— start —

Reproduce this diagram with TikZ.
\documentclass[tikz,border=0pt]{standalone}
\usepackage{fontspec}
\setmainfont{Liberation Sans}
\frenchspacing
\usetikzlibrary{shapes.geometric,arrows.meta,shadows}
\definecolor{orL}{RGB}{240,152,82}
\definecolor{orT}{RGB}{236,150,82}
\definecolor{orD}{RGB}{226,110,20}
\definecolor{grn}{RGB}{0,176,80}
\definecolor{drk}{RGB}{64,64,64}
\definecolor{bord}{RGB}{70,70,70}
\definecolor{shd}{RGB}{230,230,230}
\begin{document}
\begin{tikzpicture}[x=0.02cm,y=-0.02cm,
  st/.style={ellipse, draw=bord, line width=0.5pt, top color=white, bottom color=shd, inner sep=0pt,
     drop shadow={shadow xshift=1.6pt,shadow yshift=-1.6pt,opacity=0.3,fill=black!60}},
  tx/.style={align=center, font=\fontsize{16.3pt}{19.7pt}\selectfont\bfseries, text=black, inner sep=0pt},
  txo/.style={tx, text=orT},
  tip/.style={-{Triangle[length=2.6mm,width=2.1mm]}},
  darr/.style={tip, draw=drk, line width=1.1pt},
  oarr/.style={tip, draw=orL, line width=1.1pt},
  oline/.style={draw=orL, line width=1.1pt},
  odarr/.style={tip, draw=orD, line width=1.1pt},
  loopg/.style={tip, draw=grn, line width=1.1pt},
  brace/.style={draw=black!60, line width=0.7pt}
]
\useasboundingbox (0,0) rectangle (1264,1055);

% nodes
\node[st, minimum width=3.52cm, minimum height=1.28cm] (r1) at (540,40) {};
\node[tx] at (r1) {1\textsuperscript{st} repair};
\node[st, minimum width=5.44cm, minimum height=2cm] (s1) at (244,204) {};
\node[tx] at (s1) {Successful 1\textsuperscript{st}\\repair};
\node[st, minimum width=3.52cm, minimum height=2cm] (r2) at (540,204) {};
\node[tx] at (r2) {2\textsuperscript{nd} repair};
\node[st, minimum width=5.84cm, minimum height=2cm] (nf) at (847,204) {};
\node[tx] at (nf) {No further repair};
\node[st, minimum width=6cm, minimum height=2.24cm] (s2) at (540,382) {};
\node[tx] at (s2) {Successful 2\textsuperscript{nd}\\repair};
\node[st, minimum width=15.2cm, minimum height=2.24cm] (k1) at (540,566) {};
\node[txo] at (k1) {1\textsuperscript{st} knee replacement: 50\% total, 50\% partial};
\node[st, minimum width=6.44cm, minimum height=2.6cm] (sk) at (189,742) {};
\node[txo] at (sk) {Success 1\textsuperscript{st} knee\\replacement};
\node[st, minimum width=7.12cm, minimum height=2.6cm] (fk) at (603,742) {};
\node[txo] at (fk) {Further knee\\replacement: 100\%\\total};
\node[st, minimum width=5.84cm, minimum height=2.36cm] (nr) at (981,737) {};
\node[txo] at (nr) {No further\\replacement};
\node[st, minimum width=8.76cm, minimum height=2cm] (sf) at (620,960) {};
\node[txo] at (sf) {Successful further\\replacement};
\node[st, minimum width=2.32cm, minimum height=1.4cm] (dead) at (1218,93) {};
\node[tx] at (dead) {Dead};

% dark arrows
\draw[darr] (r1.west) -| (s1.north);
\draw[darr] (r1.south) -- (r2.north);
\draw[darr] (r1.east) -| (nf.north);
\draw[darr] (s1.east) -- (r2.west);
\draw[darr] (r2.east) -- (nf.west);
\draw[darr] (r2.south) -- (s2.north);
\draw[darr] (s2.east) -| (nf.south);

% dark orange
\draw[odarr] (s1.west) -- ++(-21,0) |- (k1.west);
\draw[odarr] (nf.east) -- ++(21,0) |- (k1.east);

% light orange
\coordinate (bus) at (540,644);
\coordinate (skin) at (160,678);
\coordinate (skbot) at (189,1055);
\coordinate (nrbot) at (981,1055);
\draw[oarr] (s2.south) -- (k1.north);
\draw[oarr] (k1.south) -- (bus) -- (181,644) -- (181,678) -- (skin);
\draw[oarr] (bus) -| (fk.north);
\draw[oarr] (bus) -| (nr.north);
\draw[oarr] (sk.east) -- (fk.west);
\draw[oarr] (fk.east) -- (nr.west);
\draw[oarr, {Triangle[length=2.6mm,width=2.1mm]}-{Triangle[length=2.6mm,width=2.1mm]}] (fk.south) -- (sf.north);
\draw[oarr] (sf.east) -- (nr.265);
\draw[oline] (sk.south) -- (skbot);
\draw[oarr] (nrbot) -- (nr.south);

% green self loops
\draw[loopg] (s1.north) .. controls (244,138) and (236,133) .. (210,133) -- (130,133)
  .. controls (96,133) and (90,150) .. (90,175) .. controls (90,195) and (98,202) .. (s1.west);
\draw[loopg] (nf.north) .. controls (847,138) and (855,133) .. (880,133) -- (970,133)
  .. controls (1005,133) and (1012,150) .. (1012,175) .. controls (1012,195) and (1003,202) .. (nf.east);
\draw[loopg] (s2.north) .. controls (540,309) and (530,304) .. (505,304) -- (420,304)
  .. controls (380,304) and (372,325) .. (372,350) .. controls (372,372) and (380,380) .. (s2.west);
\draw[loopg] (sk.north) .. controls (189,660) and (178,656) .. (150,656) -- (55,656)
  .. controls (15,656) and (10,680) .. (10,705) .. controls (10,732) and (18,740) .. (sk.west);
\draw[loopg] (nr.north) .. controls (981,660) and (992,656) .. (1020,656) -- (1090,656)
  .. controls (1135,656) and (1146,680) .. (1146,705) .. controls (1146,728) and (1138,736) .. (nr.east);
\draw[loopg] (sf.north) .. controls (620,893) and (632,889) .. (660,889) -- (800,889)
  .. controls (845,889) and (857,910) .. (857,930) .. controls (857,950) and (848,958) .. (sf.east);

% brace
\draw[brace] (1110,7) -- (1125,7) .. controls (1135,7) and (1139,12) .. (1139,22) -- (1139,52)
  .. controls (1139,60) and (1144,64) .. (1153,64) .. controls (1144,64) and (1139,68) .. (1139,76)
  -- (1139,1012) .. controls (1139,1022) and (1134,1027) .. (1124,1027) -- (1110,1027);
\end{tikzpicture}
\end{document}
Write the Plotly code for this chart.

— end —

Return only the lines spanning from the first line of the material through the line with "(0,0) rectangle (1264,1055);", copied exactly, both ends kept.

### Result
Reproduce this diagram with TikZ.
\documentclass[tikz,border=0pt]{standalone}
\usepackage{fontspec}
\setmainfont{Liberation Sans}
\frenchspacing
\usetikzlibrary{shapes.geometric,arrows.meta,shadows}
\definecolor{orL}{RGB}{240,152,82}
\definecolor{orT}{RGB}{236,150,82}
\definecolor{orD}{RGB}{226,110,20}
\definecolor{grn}{RGB}{0,176,80}
\definecolor{drk}{RGB}{64,64,64}
\definecolor{bord}{RGB}{70,70,70}
\definecolor{shd}{RGB}{230,230,230}
\begin{document}
\begin{tikzpicture}[x=0.02cm,y=-0.02cm,
  st/.style={ellipse, draw=bord, line width=0.5pt, top color=white, bottom color=shd, inner sep=0pt,
     drop shadow={shadow xshift=1.6pt,shadow yshift=-1.6pt,opacity=0.3,fill=black!60}},
  tx/.style={align=center, font=\fontsize{16.3pt}{19.7pt}\selectfont\bfseries, text=black, inner sep=0pt},
  txo/.style={tx, text=orT},
  tip/.style={-{Triangle[length=2.6mm,width=2.1mm]}},
  darr/.style={tip, draw=drk, line width=1.1pt},
  oarr/.style={tip, draw=orL, line width=1.1pt},
  oline/.style={draw=orL, line width=1.1pt},
  odarr/.style={tip, draw=orD, line width=1.1pt},
  loopg/.style={tip, draw=grn, line width=1.1pt},
  brace/.style={draw=black!60, line width=0.7pt}
]
\useasboundingbox (0,0) rectangle (1264,1055);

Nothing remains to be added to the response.